Good to hear, I am looking at these Pax saw's as well. They seem like a decent quality for the money. Although, I think they could benefit by making a new handle that looks a little better .


----------



## khamilton

careful what you wish for, next year it might be $150 instead of $94 with a "new and improved nicer looking handle" .

for me personally, the looks aren't really a deciding factor in this purchase as it kind of stood alone in the price range available around here.

i think it will be around long enough for the handle to collect grime and dings which will make it look better.


----------



## b2rtch

It seems to me tha this saw is on the expensive side. 
I bought this one a while ago, with which I am slso very happy and it is much cheaper:
http://www.amazon.com/gp/product/B0002YUJGY/ref=oh_o03_s00_i00_details


----------



## funchuck

I have this saw and like if very much (and I reviewed it here a while back too).

I also saw that Great Neck saw and considered it (especially at the price), but the things that worried me about it are: it isn't taper ground, and it isn't breasted. I find that the breasted saws, which, instead of a straight line of teeth, have a hump, make the saw cut much easier. Also, from what I understand, the Pax saws are hand sharpened, while the Great Neck saws are not. With that said, I'm not sure how much of a difference that will add up to… would the Pax be slightly better? Or 10x better? I'm not sure, but it'd be tempting to buy the Great Neck and try it out.
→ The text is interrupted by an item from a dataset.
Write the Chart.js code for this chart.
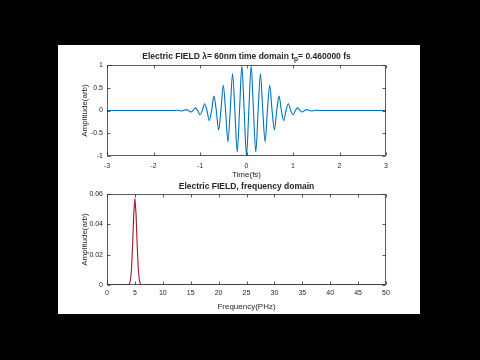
<!DOCTYPE html>
<html>
<head>
<meta charset="utf-8">
<script src="https://cdn.jsdelivr.net/npm/chart.js@4.4.1/dist/chart.umd.min.js"></script>
<style>
  html, body { margin: 0; padding: 0; background: #000; }
  #fig { position: absolute; left: 58px; top: 45px; width: 362px; height: 269px; background: #fff; }
  #timeCanvas { position: absolute; left: 0; top: 0; }
  #freqCanvas { position: absolute; left: 0; top: 137px; }
</style>
</head>
<body>
<div id="fig">
  <canvas id="timeCanvas" width="362" height="137"></canvas>
  <canvas id="freqCanvas" width="362" height="132"></canvas>
</div>
<script>
// time domain samples (fs) and field amplitude
const timeX = [-3, -1.55,
  -1.5, -1.45, -1.4, -1.35, -1.3, -1.25, -1.2, -1.15, -1.1, -1.05,
  -1.0, -0.95, -0.9, -0.85, -0.8, -0.75, -0.7, -0.65, -0.6, -0.55,
  -0.5, -0.45, -0.4, -0.35, -0.3, -0.25, -0.2, -0.15, -0.1, -0.05,
  0,
  0.05, 0.1, 0.15, 0.2, 0.25, 0.3, 0.35, 0.4, 0.45, 0.5,
  0.55, 0.6, 0.65, 0.7, 0.75, 0.8, 0.85, 0.9, 0.95, 1.0,
  1.05, 1.1, 1.15, 1.2, 1.25, 1.3, 1.35, 1.4, 1.45, 1.5,
  1.55, 3];
const timeY = [0, 0,
  0.005, 0, -0.010, 0, 0.019, 0, -0.034, 0, 0.058, 0,
  -0.094, 0, 0.148, 0, -0.221, 0, 0.315, 0, -0.428, 0,
  0.554, 0, -0.685, 0, 0.809, 0, -0.910, 0, 0.977, 0,
  -1,
  0, 0.977, 0, -0.910, 0, 0.809, 0, -0.685, 0, 0.554,
  0, -0.428, 0, 0.315, 0, -0.221, 0, 0.148, 0, -0.094,
  0, 0.058, 0, -0.034, 0, 0.019, 0, -0.010, 0, 0.005,
  0, 0];

// frequency domain (PHz) spectrum
const freqX = [0, 3.8, 4.0, 4.2, 4.4, 4.6, 4.8, 5.0, 5.2, 5.4, 5.6, 5.8, 6.0, 6.2, 50];
const freqY = [0, 0, 0.0006, 0.0030, 0.0109, 0.0273, 0.0474, 0.057, 0.0474, 0.0273, 0.0109, 0.0030, 0.0006, 0, 0];

const timeTicksX = [-3, -2, -1, 0, 1, 2, 3];
const timeTicksY = [-1, -0.5, 0, 0.5, 1];
const freqTicksX = [0, 5, 10, 15, 20, 25, 30, 35, 40, 45, 50];
const freqTicksY = [0, 0.02, 0.04, 0.06];

const FONT = '"Liberation Sans", Arial, Helvetica, sans-serif';
const INK = '#262626';

function pairs(xs, ys) {
  return xs.map((x, i) => ({ x: x, y: ys[i] }));
}

// box around the axes plus MATLAB style inward ticks and the title
const matlabAxes = {
  id: 'matlabAxes',
  afterDraw(chart, args, opts) {
    const ctx = chart.ctx;
    const a = chart.chartArea;
    const sx = chart.scales.x, sy = chart.scales.y;
    ctx.save();
    ctx.strokeStyle = 'rgba(38,38,38,0.75)';
    ctx.lineWidth = 1;
    const L = Math.round(a.left) + 0.5, R = Math.round(a.right) - 0.5;
    const T = Math.round(a.top) + 0.5, B = Math.round(a.bottom) - 0.5;
    ctx.strokeRect(L, T, R - L, B - T);
    ctx.beginPath();
    opts.ticksX.forEach(v => {
      const px = Math.round(sx.getPixelForValue(v)) + 0.5;
      ctx.moveTo(px, B); ctx.lineTo(px, B - 3);
      ctx.moveTo(px, T); ctx.lineTo(px, T + 3);
    });
    opts.ticksY.forEach(v => {
      const py = Math.round(sy.getPixelForValue(v)) + 0.5;
      ctx.moveTo(L, py); ctx.lineTo(L + 3, py);
      ctx.moveTo(R, py); ctx.lineTo(R - 3, py);
    });
    ctx.stroke();

    // title, with optional subscript part
    ctx.fillStyle = INK;
    ctx.textBaseline = 'middle';
    ctx.textAlign = 'left';
    const big = 'bold 8.5px ' + FONT;
    const small = 'bold 6.5px ' + FONT;
    const parts = opts.title;
    let total = 0;
    parts.forEach(p => { ctx.font = p.sub ? small : big; total += ctx.measureText(p.text).width; });
    let x = (a.left + a.right) / 2 - total / 2;
    parts.forEach(p => {
      ctx.font = p.sub ? small : big;
      ctx.fillText(p.text, x, opts.titleY + (p.sub ? 3 : 0));
      x += ctx.measureText(p.text).width;
    });
    ctx.restore();
  }
};

function axisOpts(min, max, step, titleText, pad, sizeFn) {
  return {
    type: 'linear',
    min: min, max: max,
    grid: { display: false, drawTicks: false },
    border: { display: false },
    ticks: {
      stepSize: step,
      color: INK,
      font: { family: FONT, size: 7 },
      padding: pad,
      callback: v => String(+v.toFixed(2))
    },
    title: {
      display: true,
      text: titleText,
      color: INK,
      font: { family: FONT, size: 8 },
      padding: { top: 0, bottom: 2 }
    },
    afterFit: sizeFn
  };
}

new Chart(document.getElementById('timeCanvas'), {
  type: 'line',
  data: {
    datasets: [{
      data: pairs(timeX, timeY),
      borderColor: '#0072BD',
      borderWidth: 1.1,
      pointRadius: 0,
      cubicInterpolationMode: 'monotone',
      fill: false
    }]
  },
  options: {
    responsive: false,
    animation: false,
    devicePixelRatio: 1,
    layout: { padding: { top: 20, right: 34, left: 22, bottom: 0 } },
    plugins: {
      legend: { display: false },
      tooltip: { enabled: false },
      matlabAxes: {
        ticksX: timeTicksX, ticksY: timeTicksY, titleY: 11.5,
        title: [
          { text: 'Electric FIELD \u03bb= 60nm time domain t' },
          { text: 'p', sub: true },
          { text: '= 0.460000 fs' }
        ]
      }
    },
    scales: {
      x: axisOpts(-3, 3, 1, 'Time(fs)', 6, s => { s.height = 26; }),
      y: axisOpts(-1, 1, 0.5, 'Amplitude(arb)', 4, s => { s.width = 27; })
    }
  },
  plugins: [matlabAxes]
});

new Chart(document.getElementById('freqCanvas'), {
  type: 'line',
  data: {
    datasets: [{
      data: pairs(freqX, freqY),
      borderColor: '#A2142F',
      borderWidth: 1.1,
      pointRadius: 0,
      tension: 0,
      fill: false
    }]
  },
  options: {
    responsive: false,
    animation: false,
    devicePixelRatio: 1,
    layout: { padding: { top: 12, right: 34, left: 22, bottom: 0 } },
    plugins: {
      legend: { display: false },
      tooltip: { enabled: false },
      matlabAxes: {
        ticksX: freqTicksX, ticksY: freqTicksY, titleY: 5,
        title: [{ text: 'Electric FIELD, frequency domain' }]
      }
    },
    scales: {
      x: axisOpts(0, 50, 5, 'Frequency(PHz)', 4, s => { s.height = 29; }),
      y: axisOpts(0, 0.06, 0.02, 'Amplitude(arb)', 4, s => { s.width = 27; })
    }
  },
  plugins: [matlabAxes]
});
</script>
</body>
</html>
I liked the Pax rip saw so much, that I also bought the 10 tpi xcut version too. I haven't had the xcut saw that long, but so far, I really, really like it. I did notice that the xcut saw was not made as well as the rip saw though. The bolts holding the handle in place are not as well polished, and the handle is very slightly loose. But, this does not affect usage.


----------



## BobD4950

I've had this saw for about 12 months. The price wasn't as extreme as some I've seen, but it wasn't garage sale junk either. I thought hand sharpened saws were supposed to be pretty good. I wasn't very impressed when I first got it and started using it on 4/4 oak. It didn't cut very fast or very straight. When I looked at it closer I saw many teeth had flat spots on them. Must have been a Friday when they sharpened mine. The handle was loose when I got it but I just figured that was because it was shipped from Syracuse, NY and I live in Arizona. Temp and humidity difference. Anyway, I read some things and got a video on how to sharpen saws. I'm happy with it now, but I expected better out of the box.


----------